TASK TO CARRY OUT -
Using the entries that follow, collect the lines where the word "this" appears.

ENTRIES PROVIDED -
---
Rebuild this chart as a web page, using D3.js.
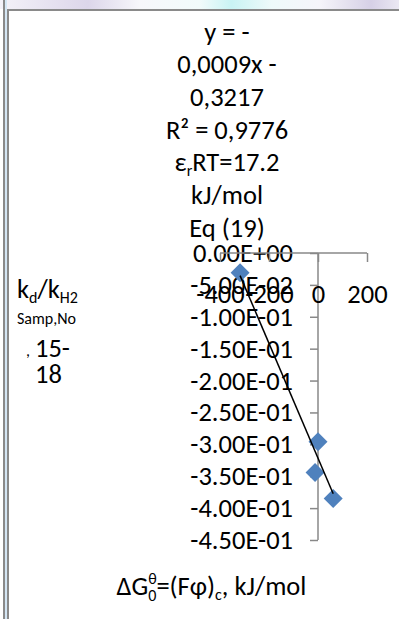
---
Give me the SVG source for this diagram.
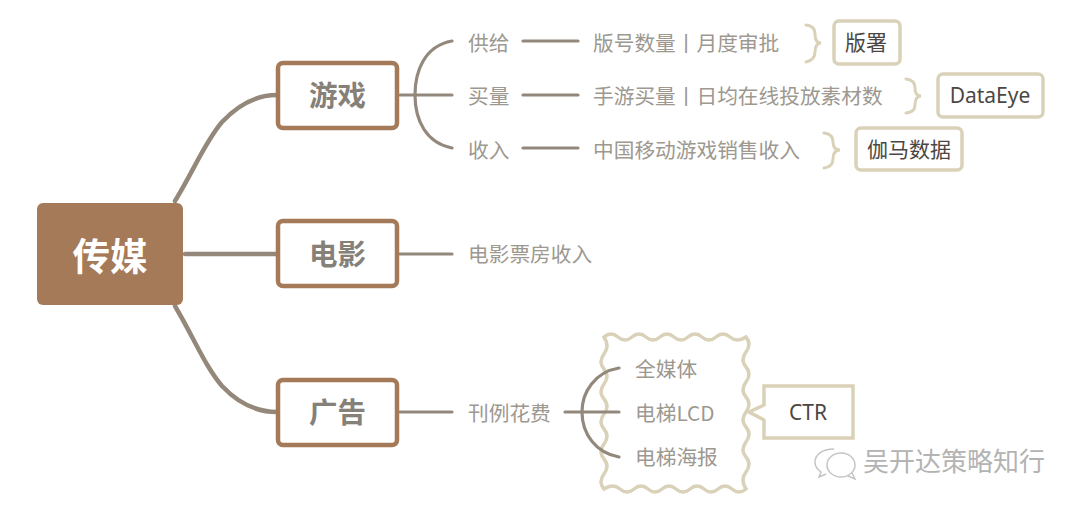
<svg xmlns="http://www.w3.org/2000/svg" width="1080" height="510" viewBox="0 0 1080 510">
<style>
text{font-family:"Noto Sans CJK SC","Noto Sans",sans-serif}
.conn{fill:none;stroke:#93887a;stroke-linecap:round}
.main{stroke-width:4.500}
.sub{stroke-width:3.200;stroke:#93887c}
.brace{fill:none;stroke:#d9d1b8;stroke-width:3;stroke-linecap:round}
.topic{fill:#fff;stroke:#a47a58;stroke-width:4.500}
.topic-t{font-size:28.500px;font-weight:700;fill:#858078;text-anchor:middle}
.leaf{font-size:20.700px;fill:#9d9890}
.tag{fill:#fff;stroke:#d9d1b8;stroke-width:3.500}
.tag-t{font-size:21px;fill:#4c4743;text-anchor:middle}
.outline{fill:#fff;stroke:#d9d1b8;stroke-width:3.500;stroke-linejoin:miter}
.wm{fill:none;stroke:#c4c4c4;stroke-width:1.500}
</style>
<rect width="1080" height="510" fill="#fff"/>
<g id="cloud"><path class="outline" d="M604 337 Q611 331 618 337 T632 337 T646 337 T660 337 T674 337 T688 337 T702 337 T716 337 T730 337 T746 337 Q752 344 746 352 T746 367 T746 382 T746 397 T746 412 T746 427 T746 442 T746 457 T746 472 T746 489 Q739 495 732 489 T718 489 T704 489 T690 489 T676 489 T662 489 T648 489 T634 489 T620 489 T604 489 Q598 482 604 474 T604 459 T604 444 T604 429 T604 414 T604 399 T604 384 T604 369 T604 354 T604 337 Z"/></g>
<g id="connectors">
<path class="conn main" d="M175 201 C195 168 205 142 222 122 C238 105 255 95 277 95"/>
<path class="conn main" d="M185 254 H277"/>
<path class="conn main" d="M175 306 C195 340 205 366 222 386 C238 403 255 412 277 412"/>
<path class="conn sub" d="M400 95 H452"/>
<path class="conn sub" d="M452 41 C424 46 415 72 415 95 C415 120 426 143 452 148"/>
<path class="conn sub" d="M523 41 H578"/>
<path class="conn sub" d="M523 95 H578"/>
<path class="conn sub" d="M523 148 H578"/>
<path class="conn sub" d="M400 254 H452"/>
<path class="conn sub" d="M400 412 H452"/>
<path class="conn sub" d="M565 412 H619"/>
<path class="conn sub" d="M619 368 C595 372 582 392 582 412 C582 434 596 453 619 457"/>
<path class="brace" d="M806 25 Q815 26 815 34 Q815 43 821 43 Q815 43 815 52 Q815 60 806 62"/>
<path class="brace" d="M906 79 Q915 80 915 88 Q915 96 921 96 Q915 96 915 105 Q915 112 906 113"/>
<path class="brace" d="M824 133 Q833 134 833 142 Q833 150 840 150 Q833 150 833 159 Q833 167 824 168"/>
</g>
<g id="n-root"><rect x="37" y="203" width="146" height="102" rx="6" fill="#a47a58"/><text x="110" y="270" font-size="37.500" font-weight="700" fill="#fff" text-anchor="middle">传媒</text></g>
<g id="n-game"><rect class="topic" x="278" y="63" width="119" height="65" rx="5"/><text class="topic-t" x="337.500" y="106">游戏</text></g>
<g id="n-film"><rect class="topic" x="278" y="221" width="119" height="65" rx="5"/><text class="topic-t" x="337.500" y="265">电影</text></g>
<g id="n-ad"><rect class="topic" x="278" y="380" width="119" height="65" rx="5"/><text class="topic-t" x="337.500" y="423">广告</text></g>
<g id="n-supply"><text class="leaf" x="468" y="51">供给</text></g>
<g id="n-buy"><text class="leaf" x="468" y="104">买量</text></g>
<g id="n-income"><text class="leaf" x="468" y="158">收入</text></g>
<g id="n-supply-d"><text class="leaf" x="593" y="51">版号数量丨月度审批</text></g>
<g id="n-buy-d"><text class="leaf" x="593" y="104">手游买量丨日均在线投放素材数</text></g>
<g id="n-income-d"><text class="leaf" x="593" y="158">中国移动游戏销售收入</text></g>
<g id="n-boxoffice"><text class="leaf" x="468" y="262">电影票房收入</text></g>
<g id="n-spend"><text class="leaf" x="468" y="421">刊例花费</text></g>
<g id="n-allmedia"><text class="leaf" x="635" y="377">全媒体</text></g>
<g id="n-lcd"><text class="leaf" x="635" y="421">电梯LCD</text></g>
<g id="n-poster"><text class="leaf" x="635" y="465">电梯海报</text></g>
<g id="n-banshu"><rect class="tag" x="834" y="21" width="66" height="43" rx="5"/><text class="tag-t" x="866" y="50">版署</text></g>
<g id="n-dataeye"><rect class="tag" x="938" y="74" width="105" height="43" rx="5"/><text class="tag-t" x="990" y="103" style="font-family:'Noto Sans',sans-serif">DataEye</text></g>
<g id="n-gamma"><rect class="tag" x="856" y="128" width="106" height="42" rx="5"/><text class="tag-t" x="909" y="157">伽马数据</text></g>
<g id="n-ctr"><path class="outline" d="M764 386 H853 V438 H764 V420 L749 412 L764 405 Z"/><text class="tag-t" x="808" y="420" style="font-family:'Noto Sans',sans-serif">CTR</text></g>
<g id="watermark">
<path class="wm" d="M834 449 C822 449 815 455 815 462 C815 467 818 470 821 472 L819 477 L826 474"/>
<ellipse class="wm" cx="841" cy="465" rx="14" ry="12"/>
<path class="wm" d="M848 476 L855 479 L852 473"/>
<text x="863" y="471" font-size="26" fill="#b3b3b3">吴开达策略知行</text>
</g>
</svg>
---
THE ANSWER -
Rebuild this chart as a web page, using D3.js.
Give me the SVG source for this diagram.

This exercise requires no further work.